(Charts and diagrams as code)
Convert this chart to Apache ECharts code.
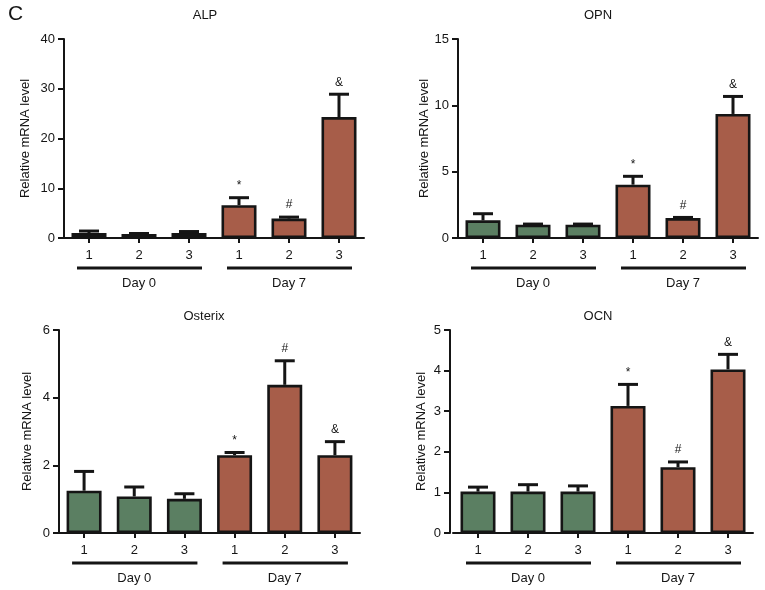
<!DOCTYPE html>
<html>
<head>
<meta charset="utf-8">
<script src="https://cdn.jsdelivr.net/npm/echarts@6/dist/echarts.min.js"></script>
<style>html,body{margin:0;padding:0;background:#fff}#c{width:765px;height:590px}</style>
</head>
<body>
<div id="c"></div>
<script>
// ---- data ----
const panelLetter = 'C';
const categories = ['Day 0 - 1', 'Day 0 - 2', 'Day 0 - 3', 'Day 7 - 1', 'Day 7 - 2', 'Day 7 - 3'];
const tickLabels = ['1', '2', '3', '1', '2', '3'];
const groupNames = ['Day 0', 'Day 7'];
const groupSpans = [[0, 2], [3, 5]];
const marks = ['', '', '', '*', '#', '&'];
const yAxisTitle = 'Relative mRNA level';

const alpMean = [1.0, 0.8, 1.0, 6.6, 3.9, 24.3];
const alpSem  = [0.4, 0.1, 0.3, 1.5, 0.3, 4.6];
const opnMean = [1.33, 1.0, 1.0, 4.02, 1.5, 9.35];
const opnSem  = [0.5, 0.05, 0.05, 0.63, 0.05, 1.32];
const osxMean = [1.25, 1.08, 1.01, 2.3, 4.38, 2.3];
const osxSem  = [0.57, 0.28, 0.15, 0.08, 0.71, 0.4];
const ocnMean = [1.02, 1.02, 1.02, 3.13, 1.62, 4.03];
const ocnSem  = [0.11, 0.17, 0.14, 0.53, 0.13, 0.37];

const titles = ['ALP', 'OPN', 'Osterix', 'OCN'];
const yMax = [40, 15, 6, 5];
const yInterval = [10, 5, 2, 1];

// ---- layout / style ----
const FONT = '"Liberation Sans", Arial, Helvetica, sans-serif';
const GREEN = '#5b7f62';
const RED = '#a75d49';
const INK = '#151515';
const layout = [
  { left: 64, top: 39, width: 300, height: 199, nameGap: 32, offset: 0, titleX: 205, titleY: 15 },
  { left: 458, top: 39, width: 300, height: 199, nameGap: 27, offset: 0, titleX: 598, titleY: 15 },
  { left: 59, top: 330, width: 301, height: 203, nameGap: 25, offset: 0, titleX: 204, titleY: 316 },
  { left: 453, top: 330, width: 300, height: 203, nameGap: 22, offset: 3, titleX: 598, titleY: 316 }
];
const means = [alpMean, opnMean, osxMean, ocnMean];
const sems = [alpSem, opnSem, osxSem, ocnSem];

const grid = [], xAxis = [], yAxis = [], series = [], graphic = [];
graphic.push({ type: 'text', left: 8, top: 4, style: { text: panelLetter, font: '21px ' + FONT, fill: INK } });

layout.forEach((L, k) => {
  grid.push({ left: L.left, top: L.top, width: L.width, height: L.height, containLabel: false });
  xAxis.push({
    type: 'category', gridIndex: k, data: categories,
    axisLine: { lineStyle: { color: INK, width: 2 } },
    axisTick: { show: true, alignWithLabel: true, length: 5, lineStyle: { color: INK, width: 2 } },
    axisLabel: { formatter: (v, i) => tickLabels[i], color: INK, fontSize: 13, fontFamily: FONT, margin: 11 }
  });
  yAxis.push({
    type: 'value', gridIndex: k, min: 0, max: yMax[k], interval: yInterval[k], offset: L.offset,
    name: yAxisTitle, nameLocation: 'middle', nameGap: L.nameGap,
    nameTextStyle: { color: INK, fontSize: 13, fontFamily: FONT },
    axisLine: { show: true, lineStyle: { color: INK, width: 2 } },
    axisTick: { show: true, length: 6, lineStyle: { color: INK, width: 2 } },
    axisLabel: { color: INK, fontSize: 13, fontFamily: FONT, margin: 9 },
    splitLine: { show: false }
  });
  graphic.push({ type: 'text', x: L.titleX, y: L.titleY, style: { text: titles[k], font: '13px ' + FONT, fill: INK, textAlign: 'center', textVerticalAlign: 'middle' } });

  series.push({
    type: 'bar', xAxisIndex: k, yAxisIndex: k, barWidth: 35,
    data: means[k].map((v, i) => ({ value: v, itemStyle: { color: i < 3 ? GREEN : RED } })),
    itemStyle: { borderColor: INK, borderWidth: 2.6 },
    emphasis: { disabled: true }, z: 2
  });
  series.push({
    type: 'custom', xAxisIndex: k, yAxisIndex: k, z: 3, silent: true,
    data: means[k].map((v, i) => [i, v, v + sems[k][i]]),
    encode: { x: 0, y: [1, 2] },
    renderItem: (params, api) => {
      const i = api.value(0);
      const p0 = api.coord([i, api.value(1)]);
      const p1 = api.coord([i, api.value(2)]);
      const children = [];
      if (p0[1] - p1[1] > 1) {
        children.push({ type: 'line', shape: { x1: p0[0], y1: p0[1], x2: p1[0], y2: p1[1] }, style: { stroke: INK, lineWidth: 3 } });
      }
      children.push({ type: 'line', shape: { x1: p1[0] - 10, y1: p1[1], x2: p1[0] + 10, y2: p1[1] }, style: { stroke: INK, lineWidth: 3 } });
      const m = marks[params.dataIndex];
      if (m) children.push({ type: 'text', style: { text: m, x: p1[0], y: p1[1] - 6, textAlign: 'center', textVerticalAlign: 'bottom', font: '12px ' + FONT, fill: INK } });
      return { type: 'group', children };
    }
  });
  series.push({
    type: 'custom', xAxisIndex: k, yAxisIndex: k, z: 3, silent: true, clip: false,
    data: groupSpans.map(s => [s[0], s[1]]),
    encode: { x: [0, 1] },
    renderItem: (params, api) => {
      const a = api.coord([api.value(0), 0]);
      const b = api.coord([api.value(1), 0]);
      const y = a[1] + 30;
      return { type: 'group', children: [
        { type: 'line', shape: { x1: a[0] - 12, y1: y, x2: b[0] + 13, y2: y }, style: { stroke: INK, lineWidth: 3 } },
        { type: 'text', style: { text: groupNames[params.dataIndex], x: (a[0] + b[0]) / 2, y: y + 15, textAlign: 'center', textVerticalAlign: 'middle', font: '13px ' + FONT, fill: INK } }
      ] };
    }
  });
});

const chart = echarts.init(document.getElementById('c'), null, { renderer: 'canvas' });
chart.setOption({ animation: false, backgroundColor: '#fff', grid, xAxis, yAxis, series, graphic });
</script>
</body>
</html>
* * *
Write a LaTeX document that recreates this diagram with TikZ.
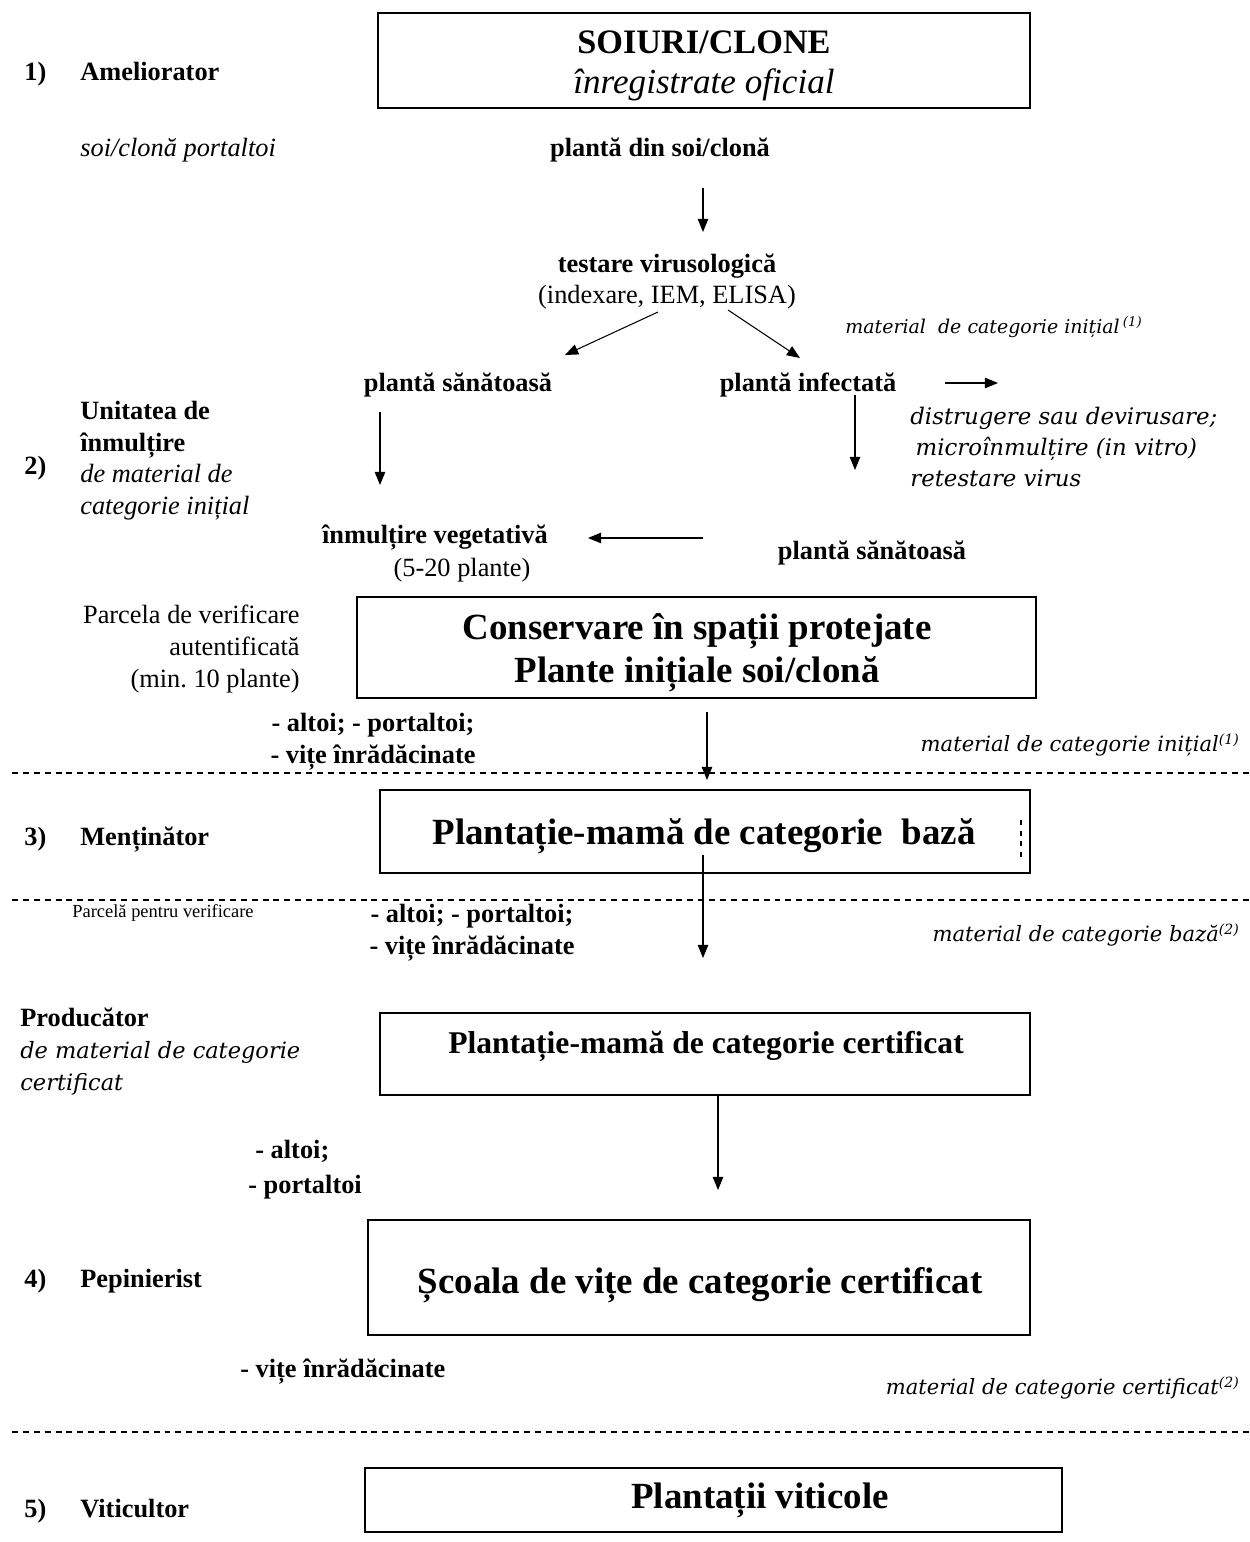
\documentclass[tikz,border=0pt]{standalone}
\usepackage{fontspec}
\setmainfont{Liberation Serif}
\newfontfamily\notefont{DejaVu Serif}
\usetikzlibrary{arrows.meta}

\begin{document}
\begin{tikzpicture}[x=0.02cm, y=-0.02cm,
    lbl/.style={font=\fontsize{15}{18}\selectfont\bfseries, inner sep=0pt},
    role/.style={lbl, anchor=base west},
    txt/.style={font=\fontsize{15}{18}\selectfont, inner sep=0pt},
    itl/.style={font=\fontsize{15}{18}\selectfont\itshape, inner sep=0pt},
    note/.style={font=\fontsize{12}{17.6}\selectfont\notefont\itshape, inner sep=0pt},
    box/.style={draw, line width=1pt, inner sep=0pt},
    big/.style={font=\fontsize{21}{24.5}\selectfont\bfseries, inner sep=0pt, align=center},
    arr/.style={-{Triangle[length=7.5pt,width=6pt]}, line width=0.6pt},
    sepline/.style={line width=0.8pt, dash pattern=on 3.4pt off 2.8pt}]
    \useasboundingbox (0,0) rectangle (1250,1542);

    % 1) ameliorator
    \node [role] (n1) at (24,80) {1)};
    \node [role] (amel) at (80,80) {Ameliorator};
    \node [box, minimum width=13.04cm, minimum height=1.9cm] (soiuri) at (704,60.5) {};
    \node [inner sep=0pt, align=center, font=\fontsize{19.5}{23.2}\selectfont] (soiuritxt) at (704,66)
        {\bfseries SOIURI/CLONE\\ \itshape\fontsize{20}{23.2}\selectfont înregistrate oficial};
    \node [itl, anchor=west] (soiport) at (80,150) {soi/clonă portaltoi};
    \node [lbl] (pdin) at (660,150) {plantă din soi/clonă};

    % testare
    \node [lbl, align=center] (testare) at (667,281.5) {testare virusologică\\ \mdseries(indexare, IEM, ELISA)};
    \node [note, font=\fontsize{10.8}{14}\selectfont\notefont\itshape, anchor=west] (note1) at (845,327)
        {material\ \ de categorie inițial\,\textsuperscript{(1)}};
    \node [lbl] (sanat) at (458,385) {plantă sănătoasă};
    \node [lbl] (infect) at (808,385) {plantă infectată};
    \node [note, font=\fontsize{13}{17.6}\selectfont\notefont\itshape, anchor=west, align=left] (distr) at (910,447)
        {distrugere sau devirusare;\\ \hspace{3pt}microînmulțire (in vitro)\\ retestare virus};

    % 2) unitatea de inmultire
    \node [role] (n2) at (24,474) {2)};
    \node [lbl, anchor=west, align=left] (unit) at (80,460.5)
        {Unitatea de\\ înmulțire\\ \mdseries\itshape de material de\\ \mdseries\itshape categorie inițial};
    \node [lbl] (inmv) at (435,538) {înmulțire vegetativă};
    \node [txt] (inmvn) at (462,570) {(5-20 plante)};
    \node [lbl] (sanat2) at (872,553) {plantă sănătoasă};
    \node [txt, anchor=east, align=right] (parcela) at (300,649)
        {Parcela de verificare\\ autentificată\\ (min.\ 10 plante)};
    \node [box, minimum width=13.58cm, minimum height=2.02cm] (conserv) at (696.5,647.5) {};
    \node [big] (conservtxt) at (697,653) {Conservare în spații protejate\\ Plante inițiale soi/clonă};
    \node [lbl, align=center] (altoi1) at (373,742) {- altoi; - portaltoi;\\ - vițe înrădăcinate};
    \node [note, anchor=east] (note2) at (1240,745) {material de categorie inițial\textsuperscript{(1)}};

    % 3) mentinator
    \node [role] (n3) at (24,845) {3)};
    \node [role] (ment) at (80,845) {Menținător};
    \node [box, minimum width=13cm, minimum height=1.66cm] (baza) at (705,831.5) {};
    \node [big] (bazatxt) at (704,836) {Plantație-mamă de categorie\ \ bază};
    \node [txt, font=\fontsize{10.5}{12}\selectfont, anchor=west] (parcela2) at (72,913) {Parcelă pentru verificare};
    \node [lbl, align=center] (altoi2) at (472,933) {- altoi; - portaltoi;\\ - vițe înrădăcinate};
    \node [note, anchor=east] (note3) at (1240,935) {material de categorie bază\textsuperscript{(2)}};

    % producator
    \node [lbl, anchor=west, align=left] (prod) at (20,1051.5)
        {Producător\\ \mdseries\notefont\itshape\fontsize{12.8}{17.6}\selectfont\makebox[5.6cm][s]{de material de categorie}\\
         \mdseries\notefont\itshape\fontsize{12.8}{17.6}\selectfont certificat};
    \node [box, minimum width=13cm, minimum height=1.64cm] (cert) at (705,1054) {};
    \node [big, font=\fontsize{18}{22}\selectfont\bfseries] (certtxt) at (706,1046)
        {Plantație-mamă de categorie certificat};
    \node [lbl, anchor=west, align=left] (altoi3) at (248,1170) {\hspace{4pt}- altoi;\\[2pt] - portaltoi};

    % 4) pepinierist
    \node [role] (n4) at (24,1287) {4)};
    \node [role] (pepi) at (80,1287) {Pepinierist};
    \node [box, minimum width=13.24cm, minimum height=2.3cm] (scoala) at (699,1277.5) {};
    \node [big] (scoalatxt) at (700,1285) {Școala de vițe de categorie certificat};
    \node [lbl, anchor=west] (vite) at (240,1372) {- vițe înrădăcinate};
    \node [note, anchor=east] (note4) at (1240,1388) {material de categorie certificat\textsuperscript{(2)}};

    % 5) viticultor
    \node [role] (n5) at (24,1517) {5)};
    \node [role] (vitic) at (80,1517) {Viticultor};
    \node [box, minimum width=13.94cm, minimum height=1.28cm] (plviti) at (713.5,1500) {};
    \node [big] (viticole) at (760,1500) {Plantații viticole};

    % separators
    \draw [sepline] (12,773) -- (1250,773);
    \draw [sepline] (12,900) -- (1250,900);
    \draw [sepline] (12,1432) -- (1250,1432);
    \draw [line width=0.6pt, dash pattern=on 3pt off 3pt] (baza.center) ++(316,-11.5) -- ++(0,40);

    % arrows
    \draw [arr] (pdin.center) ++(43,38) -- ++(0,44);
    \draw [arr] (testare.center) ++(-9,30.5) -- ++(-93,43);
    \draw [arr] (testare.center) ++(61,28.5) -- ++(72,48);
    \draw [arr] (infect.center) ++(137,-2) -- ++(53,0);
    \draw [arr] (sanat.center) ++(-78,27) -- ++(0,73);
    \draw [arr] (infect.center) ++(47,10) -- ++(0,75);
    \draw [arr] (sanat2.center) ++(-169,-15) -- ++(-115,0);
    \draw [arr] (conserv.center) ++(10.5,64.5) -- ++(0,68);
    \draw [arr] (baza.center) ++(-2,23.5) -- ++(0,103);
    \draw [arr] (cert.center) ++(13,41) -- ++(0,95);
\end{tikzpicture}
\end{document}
--
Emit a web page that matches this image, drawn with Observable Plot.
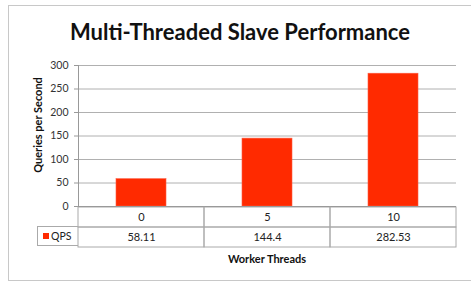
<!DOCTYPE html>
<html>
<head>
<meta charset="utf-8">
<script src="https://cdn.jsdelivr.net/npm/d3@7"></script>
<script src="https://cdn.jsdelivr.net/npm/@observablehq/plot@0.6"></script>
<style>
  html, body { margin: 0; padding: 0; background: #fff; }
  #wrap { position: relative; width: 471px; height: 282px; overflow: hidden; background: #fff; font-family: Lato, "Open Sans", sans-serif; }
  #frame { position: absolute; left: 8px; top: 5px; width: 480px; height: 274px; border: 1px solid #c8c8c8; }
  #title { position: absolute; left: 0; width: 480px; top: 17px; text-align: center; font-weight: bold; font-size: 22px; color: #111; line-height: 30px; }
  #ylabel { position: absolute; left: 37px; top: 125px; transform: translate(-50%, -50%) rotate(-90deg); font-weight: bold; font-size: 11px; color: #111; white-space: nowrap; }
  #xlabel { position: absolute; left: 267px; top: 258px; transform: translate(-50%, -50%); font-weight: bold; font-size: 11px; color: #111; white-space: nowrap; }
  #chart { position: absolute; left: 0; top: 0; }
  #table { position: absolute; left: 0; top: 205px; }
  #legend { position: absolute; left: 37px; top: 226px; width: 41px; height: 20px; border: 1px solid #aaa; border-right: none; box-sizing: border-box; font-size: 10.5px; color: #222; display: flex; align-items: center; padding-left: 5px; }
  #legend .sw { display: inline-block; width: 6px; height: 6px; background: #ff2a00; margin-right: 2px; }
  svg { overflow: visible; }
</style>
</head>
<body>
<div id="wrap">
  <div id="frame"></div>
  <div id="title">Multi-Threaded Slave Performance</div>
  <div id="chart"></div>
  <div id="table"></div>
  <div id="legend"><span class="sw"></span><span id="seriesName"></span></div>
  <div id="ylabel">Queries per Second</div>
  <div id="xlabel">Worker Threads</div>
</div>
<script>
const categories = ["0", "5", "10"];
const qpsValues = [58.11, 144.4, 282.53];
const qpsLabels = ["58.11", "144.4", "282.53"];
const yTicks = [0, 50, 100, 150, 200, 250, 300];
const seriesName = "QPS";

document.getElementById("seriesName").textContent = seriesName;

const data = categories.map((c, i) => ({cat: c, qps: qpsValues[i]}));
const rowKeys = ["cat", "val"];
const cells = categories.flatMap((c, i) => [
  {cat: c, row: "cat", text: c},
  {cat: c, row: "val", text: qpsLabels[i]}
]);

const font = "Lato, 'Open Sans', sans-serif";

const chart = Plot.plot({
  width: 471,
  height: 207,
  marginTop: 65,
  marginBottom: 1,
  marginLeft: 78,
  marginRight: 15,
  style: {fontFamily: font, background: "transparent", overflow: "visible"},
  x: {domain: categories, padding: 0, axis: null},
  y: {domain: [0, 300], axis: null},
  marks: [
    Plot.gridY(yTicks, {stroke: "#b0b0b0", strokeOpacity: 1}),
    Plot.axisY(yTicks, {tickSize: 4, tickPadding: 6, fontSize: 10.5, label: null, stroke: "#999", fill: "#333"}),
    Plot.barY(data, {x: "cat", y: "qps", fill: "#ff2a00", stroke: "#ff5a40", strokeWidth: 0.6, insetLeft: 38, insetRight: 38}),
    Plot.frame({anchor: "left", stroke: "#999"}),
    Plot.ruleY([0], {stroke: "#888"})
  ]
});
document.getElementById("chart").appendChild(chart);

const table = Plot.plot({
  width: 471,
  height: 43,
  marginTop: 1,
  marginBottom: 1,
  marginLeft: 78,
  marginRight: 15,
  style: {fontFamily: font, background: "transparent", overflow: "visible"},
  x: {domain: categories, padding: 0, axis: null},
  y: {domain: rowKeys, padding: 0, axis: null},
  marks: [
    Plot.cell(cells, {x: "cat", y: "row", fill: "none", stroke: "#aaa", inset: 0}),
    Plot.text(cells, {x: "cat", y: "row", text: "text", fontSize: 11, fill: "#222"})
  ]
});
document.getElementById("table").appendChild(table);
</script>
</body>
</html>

● **EXERCISE**:
Take the lines from the one holding "Convert this chart to Apache ECharts code." to the one holding "const yAxisTitle = 'Relative mRNA level';", both lines included, and give them again exactly, with no pictures.

● **TASK ANSWER**:
Convert this chart to Apache ECharts code.
<!DOCTYPE html>
<html>
<head>
<meta charset="utf-8">
<script src="https://cdn.jsdelivr.net/npm/echarts@6/dist/echarts.min.js"></script>
<style>html,body{margin:0;padding:0;background:#fff}#c{width:765px;height:590px}</style>
</head>
<body>
<div id="c"></div>
<script>
// ---- data ----
const panelLetter = 'C';
const categories = ['Day 0 - 1', 'Day 0 - 2', 'Day 0 - 3', 'Day 7 - 1', 'Day 7 - 2', 'Day 7 - 3'];
const tickLabels = ['1', '2', '3', '1', '2', '3'];
const groupNames = ['Day 0', 'Day 7'];
const groupSpans = [[0, 2], [3, 5]];
const marks = ['', '', '', '*', '#', '&'];
const yAxisTitle = 'Relative mRNA level';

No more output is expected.